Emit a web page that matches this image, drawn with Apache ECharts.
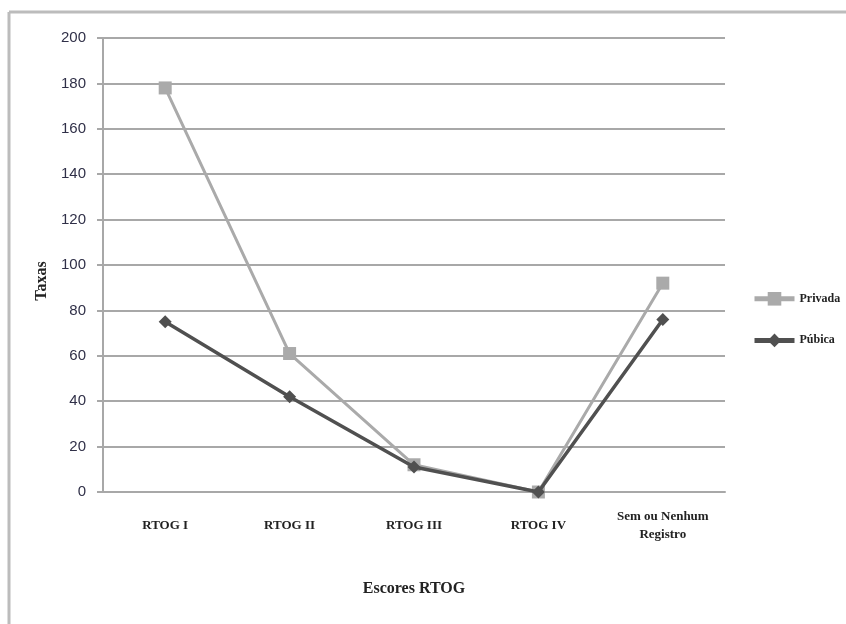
<!DOCTYPE html>
<html>
<head>
<meta charset="utf-8">
<script src="https://cdn.jsdelivr.net/npm/echarts@6/dist/echarts.min.js"></script>
<style>
  html, body { margin: 0; padding: 0; background: #fff; }
  #chart { width: 846px; height: 624px; }
</style>
</head>
<body>
<div id="chart"></div>
<script>
// Categories and series values
const categories = ['RTOG I', 'RTOG II', 'RTOG III', 'RTOG IV', 'Sem ou Nenhum\nRegistro'];
const privada = [178, 61, 12, 0, 92];
const publica = [75, 42, 11, 0, 76];
const seriesNames = ['Privada', 'Púbica'];

const serif = '"Liberation Serif", "DejaVu Serif", serif';
const sans = '"Liberation Sans", "DejaVu Sans", sans-serif';

const chart = echarts.init(document.getElementById('chart'), null, { renderer: 'canvas' });

chart.setOption({
  backgroundColor: '#ffffff',
  animation: false,
  // outer frame: top and left edges only
  graphic: [
    {
      type: 'line',
      shape: { x1: 9, y1: 12, x2: 846, y2: 12 },
      style: { stroke: '#bcbcbc', lineWidth: 3 },
      silent: true
    },
    {
      type: 'line',
      shape: { x1: 9, y1: 12, x2: 9, y2: 624 },
      style: { stroke: '#bcbcbc', lineWidth: 3 },
      silent: true
    }
  ],
  grid: { left: 103, right: 121, top: 38, bottom: 132 },
  legend: {
    orient: 'vertical',
    left: 747,
    top: 287,
    itemWidth: 40,
    itemHeight: 17,
    itemGap: 28,
    data: seriesNames,
    lineStyle: { width: 5 },
    textStyle: { fontFamily: serif, fontWeight: 'bold', fontSize: 12, color: '#222' }
  },
  xAxis: {
    type: 'category',
    data: categories,
    boundaryGap: true,
    name: 'Escores RTOG',
    nameLocation: 'middle',
    nameGap: 89,
    nameTextStyle: { fontFamily: serif, fontWeight: 'bold', fontSize: 16, color: '#222' },
    axisLine: { lineStyle: { color: '#a8a8a8', width: 2 } },
    axisTick: { show: false },
    axisLabel: {
      interval: 0,
      margin: 34,
      verticalAlign: 'middle',
      fontFamily: serif,
      fontWeight: 'bold',
      fontSize: 13,
      lineHeight: 18,
      color: '#222'
    }
  },
  yAxis: {
    type: 'value',
    min: 0,
    max: 200,
    interval: 20,
    name: 'Taxas',
    nameLocation: 'middle',
    nameGap: 52,
    nameRotate: 90,
    nameTextStyle: {
      fontFamily: serif, fontWeight: 'bold', fontSize: 16, color: '#222',
      padding: [0, 32, 0, 0]
    },
    axisLine: { show: true, lineStyle: { color: '#a8a8a8', width: 2 } },
    axisTick: { show: true, length: 6, lineStyle: { color: '#a8a8a8', width: 2 } },
    splitLine: { lineStyle: { color: '#a8a8a8', width: 2 } },
    axisLabel: { margin: 17, fontFamily: sans, fontSize: 15, color: '#303048' }
  },
  series: [
    {
      name: seriesNames[0],
      type: 'line',
      data: privada,
      symbol: 'rect',
      symbolSize: 13,
      z: 2,
      itemStyle: { color: '#aaaaaa' },
      lineStyle: { color: '#aaaaaa', width: 3 }
    },
    {
      name: seriesNames[1],
      type: 'line',
      data: publica,
      symbol: 'diamond',
      symbolSize: 13,
      z: 3,
      itemStyle: { color: '#505050' },
      lineStyle: { color: '#505050', width: 3.5 }
    }
  ]
});
</script>
</body>
</html>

* [Exercise aim]: Pictures are to be left out; repeat all the remaining data exactly.

* [Finished exercise]:
Emit a web page that matches this image, drawn with Apache ECharts.
<!DOCTYPE html>
<html>
<head>
<meta charset="utf-8">
<script src="https://cdn.jsdelivr.net/npm/echarts@6/dist/echarts.min.js"></script>
<style>
  html, body { margin: 0; padding: 0; background: #fff; }
  #chart { width: 846px; height: 624px; }
</style>
</head>
<body>
<div id="chart"></div>
<script>
// Categories and series values
const categories = ['RTOG I', 'RTOG II', 'RTOG III', 'RTOG IV', 'Sem ou Nenhum\nRegistro'];
const privada = [178, 61, 12, 0, 92];
const publica = [75, 42, 11, 0, 76];
const seriesNames = ['Privada', 'Púbica'];

const serif = '"Liberation Serif", "DejaVu Serif", serif';
const sans = '"Liberation Sans", "DejaVu Sans", sans-serif';

const chart = echarts.init(document.getElementById('chart'), null, { renderer: 'canvas' });

chart.setOption({
  backgroundColor: '#ffffff',
  animation: false,
  // outer frame: top and left edges only
  graphic: [
    {
      type: 'line',
      shape: { x1: 9, y1: 12, x2: 846, y2: 12 },
      style: { stroke: '#bcbcbc', lineWidth: 3 },
      silent: true
    },
    {
      type: 'line',
      shape: { x1: 9, y1: 12, x2: 9, y2: 624 },
      style: { stroke: '#bcbcbc', lineWidth: 3 },
      silent: true
    }
  ],
  grid: { left: 103, right: 121, top: 38, bottom: 132 },
  legend: {
    orient: 'vertical',
    left: 747,
    top: 287,
    itemWidth: 40,
    itemHeight: 17,
    itemGap: 28,
    data: seriesNames,
    lineStyle: { width: 5 },
    textStyle: { fontFamily: serif, fontWeight: 'bold', fontSize: 12, color: '#222' }
  },
  xAxis: {
    type: 'category',
    data: categories,
    boundaryGap: true,
    name: 'Escores RTOG',
    nameLocation: 'middle',
    nameGap: 89,
    nameTextStyle: { fontFamily: serif, fontWeight: 'bold', fontSize: 16, color: '#222' },
    axisLine: { lineStyle: { color: '#a8a8a8', width: 2 } },
    axisTick: { show: false },
    axisLabel: {
      interval: 0,
      margin: 34,
      verticalAlign: 'middle',
      fontFamily: serif,
      fontWeight: 'bold',
      fontSize: 13,
      lineHeight: 18,
      color: '#222'
    }
  },
  yAxis: {
    type: 'value',
    min: 0,
    max: 200,
    interval: 20,
    name: 'Taxas',
    nameLocation: 'middle',
    nameGap: 52,
    nameRotate: 90,
    nameTextStyle: {
      fontFamily: serif, fontWeight: 'bold', fontSize: 16, color: '#222',
      padding: [0, 32, 0, 0]
    },
    axisLine: { show: true, lineStyle: { color: '#a8a8a8', width: 2 } },
    axisTick: { show: true, length: 6, lineStyle: { color: '#a8a8a8', width: 2 } },
    splitLine: { lineStyle: { color: '#a8a8a8', width: 2 } },
    axisLabel: { margin: 17, fontFamily: sans, fontSize: 15, color: '#303048' }
  },
  series: [
    {
      name: seriesNames[0],
      type: 'line',
      data: privada,
      symbol: 'rect',
      symbolSize: 13,
      z: 2,
      itemStyle: { color: '#aaaaaa' },
      lineStyle: { color: '#aaaaaa', width: 3 }
    },
    {
      name: seriesNames[1],
      type: 'line',
      data: publica,
      symbol: 'diamond',
      symbolSize: 13,
      z: 3,
      itemStyle: { color: '#505050' },
      lineStyle: { color: '#505050', width: 3.5 }
    }
  ]
});
</script>
</body>
</html>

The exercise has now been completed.